Sarah King, a second-year MPH student and member of the BEACH lab, had a poster presentation on her Graduate Civic Scholars project, “Improving the Walkability of the University of South Carolina (UofSC)-Columbia Campus One Step at a Time.” This initiative explored the ongoing partnership among UofSC Student Health Services, UofSC Facilities, and the BEACH Lab to improve the walkability of the Columbia campus through environmental changes, including raised pedestrian crosswalks and the addition of over 30 yield to pedestrian signs across the university’s campus. After the installation of the new pedestrian infrastructure, a post-survey was administered to UofSC students, faculty, and staff in the Spring of 2018 and was then compared to the pre-assessment survey collected in the Fall of 2016 to detect changes in participants’ perceptions of walkability on the UofSC-Columbia campus. There was an increase in the percentage of participants who were familiar with the term walkability (+17.1%) and perceived sidewalks to be continuous throughout the campus setting (+6.5%). However, there was a decrease in the percentage of UofSC students, faculty, and staff who perceived the campus layout as encouraging physical activity (-13.2%). Sarah’s poster ended up winning as the most outstanding poster and presentation within her session.
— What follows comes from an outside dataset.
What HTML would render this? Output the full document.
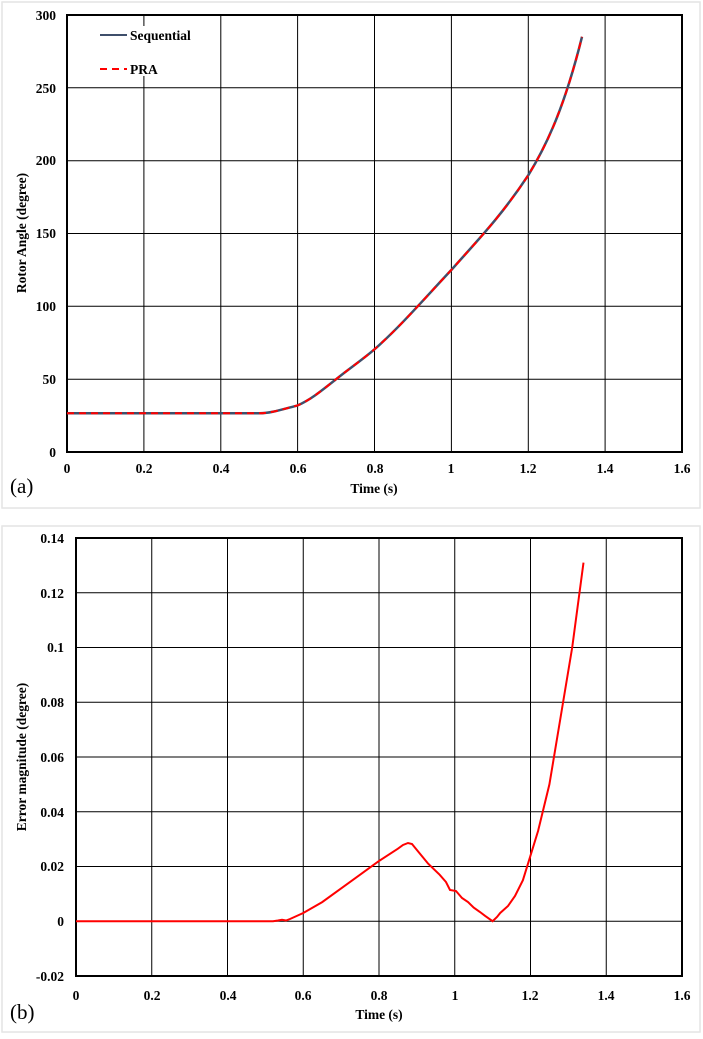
<!DOCTYPE html>
<html><head><meta charset="utf-8"><style>
body{margin:0;background:#fff;}
svg text{font-family:"Liberation Serif",serif;font-weight:bold;font-size:13.5px;fill:#000;}
</style></head><body>
<svg width="703" height="1034" viewBox="0 0 703 1034" xmlns="http://www.w3.org/2000/svg">
<rect x="2" y="2" width="698" height="506" fill="#fff" stroke="#e4e4e4" stroke-width="1.5"/>
<rect x="2" y="526" width="698" height="506" fill="#fff" stroke="#e4e4e4" stroke-width="1.5"/>
<!-- Chart A -->
<g stroke="#000" stroke-width="1">
<line x1="143.9" y1="15" x2="143.9" y2="452"/><line x1="220.8" y1="15" x2="220.8" y2="452"/>
<line x1="297.6" y1="15" x2="297.6" y2="452"/><line x1="374.5" y1="15" x2="374.5" y2="452"/>
<line x1="451.4" y1="15" x2="451.4" y2="452"/><line x1="528.3" y1="15" x2="528.3" y2="452"/>
<line x1="605.1" y1="15" x2="605.1" y2="452"/>
<line x1="67" y1="87.8" x2="682" y2="87.8"/><line x1="67" y1="160.7" x2="682" y2="160.7"/>
<line x1="67" y1="233.5" x2="682" y2="233.5"/><line x1="67" y1="306.3" x2="682" y2="306.3"/>
<line x1="67" y1="379.2" x2="682" y2="379.2"/>
</g>
<rect x="67" y="15" width="615" height="437" fill="none" stroke="#000" stroke-width="2"/>
<rect x="95" y="26" width="105" height="50" fill="#fff"/>
<g text-anchor="end">
<text x="56" y="20">300</text><text x="56" y="93">250</text><text x="56" y="165">200</text>
<text x="56" y="238">150</text><text x="56" y="311">100</text><text x="56" y="384">50</text><text x="56" y="457">0</text>
</g>
<g text-anchor="middle">
<text x="67" y="473">0</text><text x="144" y="473">0.2</text><text x="221" y="473">0.4</text>
<text x="298" y="473">0.6</text><text x="375" y="473">0.8</text><text x="451" y="473">1</text>
<text x="528" y="473">1.2</text><text x="605" y="473">1.4</text><text x="682" y="473">1.6</text>
<text x="374" y="493">Time (s)</text>
<text transform="translate(26,233) rotate(-90)">Rotor Angle (degree)</text>
</g>
<text x="10" y="493" style="font-weight:normal;font-size:21px">(a)</text>
<line x1="100" y1="35" x2="127" y2="35" stroke="#3f4f6b" stroke-width="2"/>
<text x="130" y="40">Sequential</text>
<line x1="100" y1="69" x2="127" y2="69" stroke="#f00" stroke-width="2" stroke-dasharray="7,5"/>
<text x="130" y="74">PRA</text>
<path id="ra" fill="none" stroke="#3f4f6b" stroke-width="2.5" d="M67,413.3 L259.2,413.3 C270,413.3 280,410 297.6,405.4 C310,400 320,392 336.1,379.2 C350,368 362,360 374.5,349.3 C400,327 425,298 451.4,269.9 C475,243 500,218 528.3,175.2 C548,143 565,105 582,36.8"/>
<path fill="none" stroke="#f00" stroke-width="2" stroke-dasharray="7,5" d="M67,413.3 L259.2,413.3 C270,413.3 280,410 297.6,405.4 C310,400 320,392 336.1,379.2 C350,368 362,360 374.5,349.3 C400,327 425,298 451.4,269.9 C475,243 500,218 528.3,175.2 C548,143 565,105 582,36.8"/>
<!-- Chart B -->
<g stroke="#000" stroke-width="1">
<line x1="151.75" y1="538" x2="151.75" y2="976"/><line x1="227.5" y1="538" x2="227.5" y2="976"/>
<line x1="303.25" y1="538" x2="303.25" y2="976"/><line x1="379" y1="538" x2="379" y2="976"/>
<line x1="454.75" y1="538" x2="454.75" y2="976"/><line x1="530.5" y1="538" x2="530.5" y2="976"/>
<line x1="606.25" y1="538" x2="606.25" y2="976"/>
<line x1="76" y1="592.75" x2="682" y2="592.75"/><line x1="76" y1="647.5" x2="682" y2="647.5"/>
<line x1="76" y1="702.25" x2="682" y2="702.25"/><line x1="76" y1="757" x2="682" y2="757"/>
<line x1="76" y1="811.75" x2="682" y2="811.75"/><line x1="76" y1="866.5" x2="682" y2="866.5"/>
<line x1="76" y1="921.25" x2="682" y2="921.25"/>
</g>
<rect x="76" y="538" width="606" height="438" fill="none" stroke="#000" stroke-width="2"/>
<g text-anchor="end">
<text x="64" y="543">0.14</text><text x="64" y="598">0.12</text><text x="64" y="652">0.1</text>
<text x="64" y="707">0.08</text><text x="64" y="762">0.06</text><text x="64" y="817">0.04</text>
<text x="64" y="871">0.02</text><text x="64" y="926">0</text><text x="64" y="981">-0.02</text>
</g>
<g text-anchor="middle">
<text x="76" y="1000">0</text><text x="152" y="1000">0.2</text><text x="228" y="1000">0.4</text>
<text x="303" y="1000">0.6</text><text x="379" y="1000">0.8</text><text x="455" y="1000">1</text>
<text x="530" y="1000">1.2</text><text x="606" y="1000">1.4</text><text x="682" y="1000">1.6</text>
<text x="379" y="1019">Time (s)</text>
<text transform="translate(26,757) rotate(-90)">Error magnitude (degree)</text>
</g>
<text x="10" y="1019" style="font-weight:normal;font-size:21px">(b)</text>
<polyline fill="none" stroke="#f00" stroke-width="2" points="76,921.25 273,921.25 278,920.5 282,919.8 286,920.5 290,919 303.25,913 322.2,902.1 341.1,888.4 360.1,874.7 379,861 397.9,848.7 403,845 408,843 412,844 416.9,850 428.2,863.7 439.6,874.7 446,882 450,890 456,891 462,898 468,902 473.7,907.6 480,912 485,915.8 492.6,921.25 497,917 500.2,913 508,906 515,896 522.9,880.2 530.5,855.6 538.1,830.9 549.4,784.4 560.8,716 572.2,647.5 583.5,562.6"/>
</svg>
</body></html>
Also participating in Discovery Day was Sarah Shepard, a senior undergraduate student with the BEACH Lab. Her poster presentation, “It Starts in Parks: Analyzing Average Park Quality for Park Prescription Programs in Greenville County, SC” worked to complete the Parks Rx database—a national organization whose goal is to incorporate park visitation into a physician’s treatment plan. Sarah worked to analyze each park in the Park Rx database to highlight each park’s overall quality (using a Park Quality Index Score), safety, and amenity opportunities. It was concluded that significant differences between Greenville County’s parks exist with regards to accessibility, facilities, and quality concerns. The city of Traveler’s Rest within Greenville County had the highest total Park Quality Index Score. The analyses of factors that comprise public parks (access, facilities, amenities, quality, aesthetics, and neighborhood) provide valuable insight into the disparities that exist between parks in the various municipalities within Greenville County. Sarah went on to provide physicians with possible park recommendations for certain patient populations (e.g., children, older adults, ADA accessible) based on park scores. Sarah’s poster also ended up winning in her session.
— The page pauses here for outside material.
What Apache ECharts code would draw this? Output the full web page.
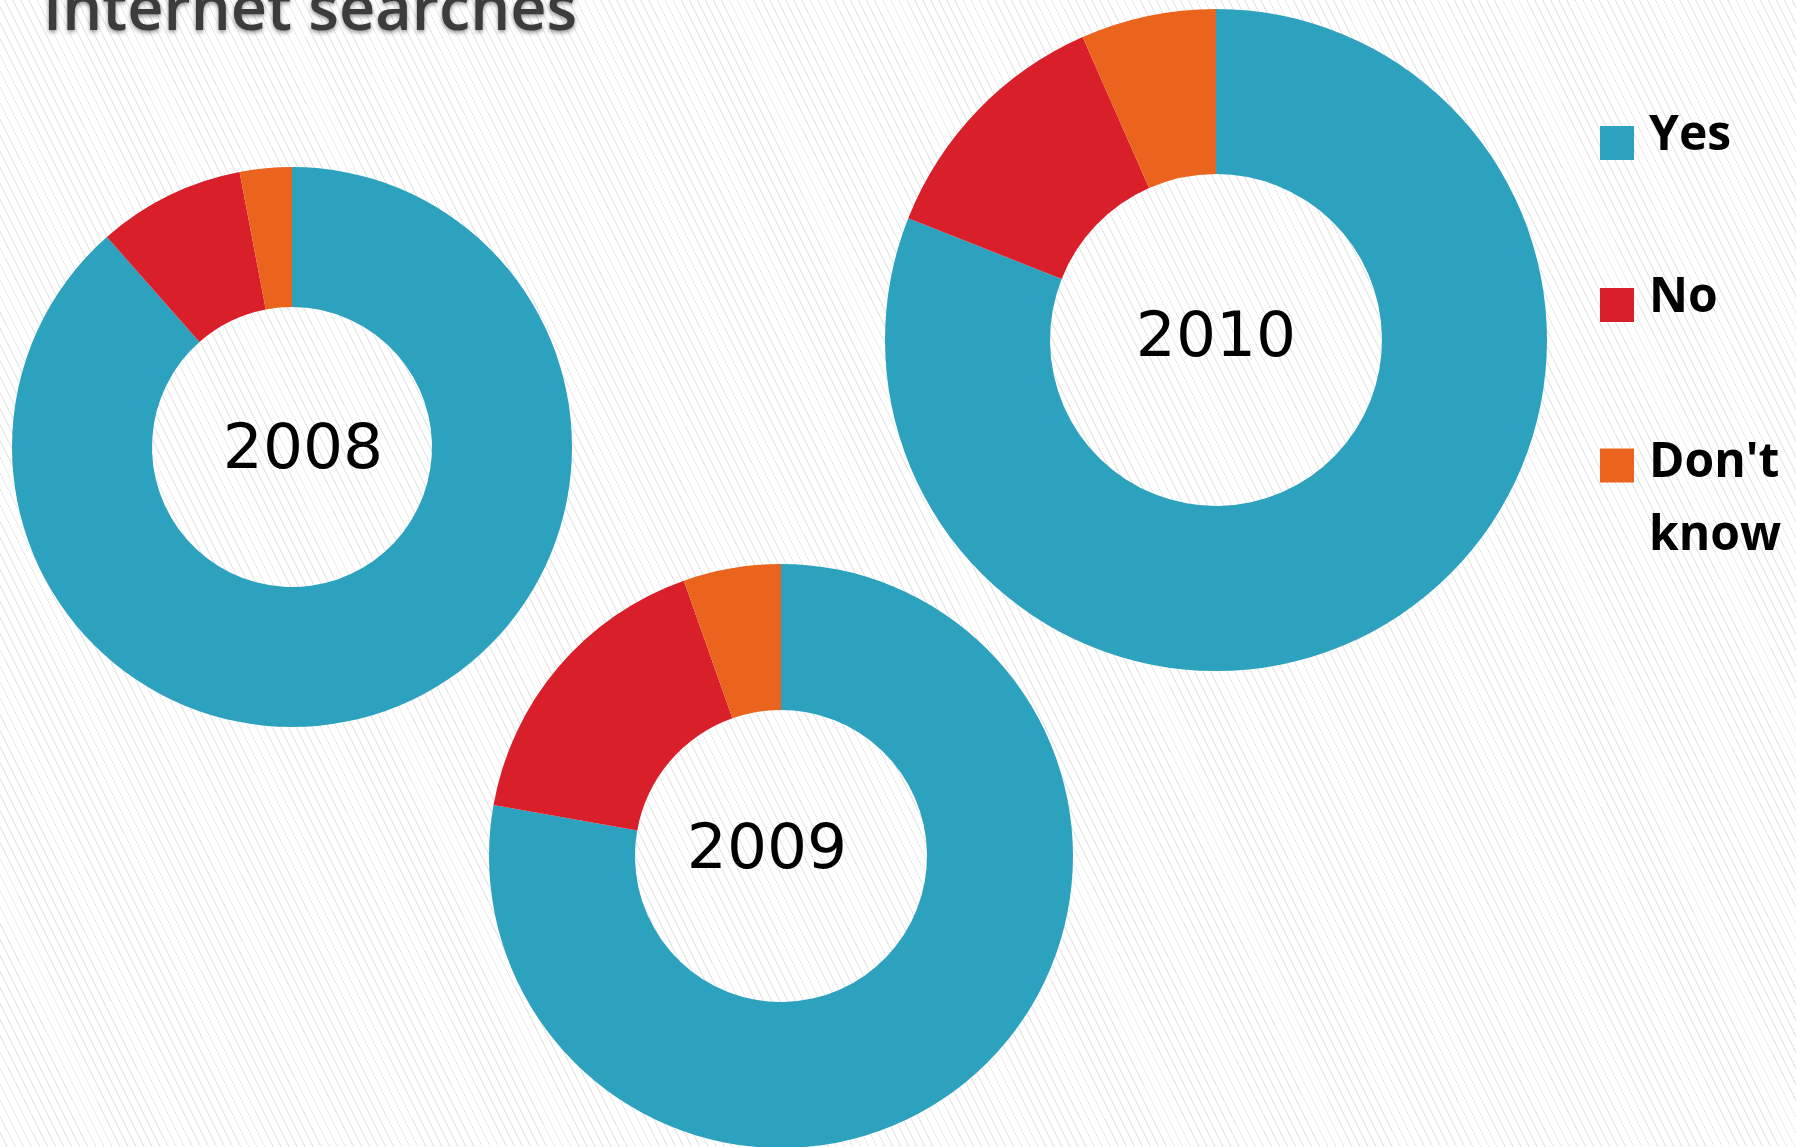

Hope Woolf, a recent graduate of the Arnold School of Public Health, also presented her work with the BEACH Lab at Discover USC Day. With mentorship from Sarah King (see above) and Dr. Kaczynski, Hope was able to present her work entitled, “Dietary Behavior Differences of Children Classified by Race and Socioeconomic Status.” The purpose of this study was to investigate differences in daily eating behavior of students of various racial/ethnic and socioeconomic backgrounds within Spartanburg County, SC, where nearly 33.7% of children are overweight or obese. Hope used data from nine schools that were a part of the Spartanburg Healthy Schools Initiative (SHSI). The results found that minority youth were significantly less likely to consume healthy proteins or go out to eat in a restaurant setting as compared to White youth. Also, low-income youth were significantly less likely to eat an evening meal. The implications of her research show the importance of nutritional disparities in youth that can be attributed to things like food accessibility or insecurity. Hope’s poster earned an Honorable Mention in her session.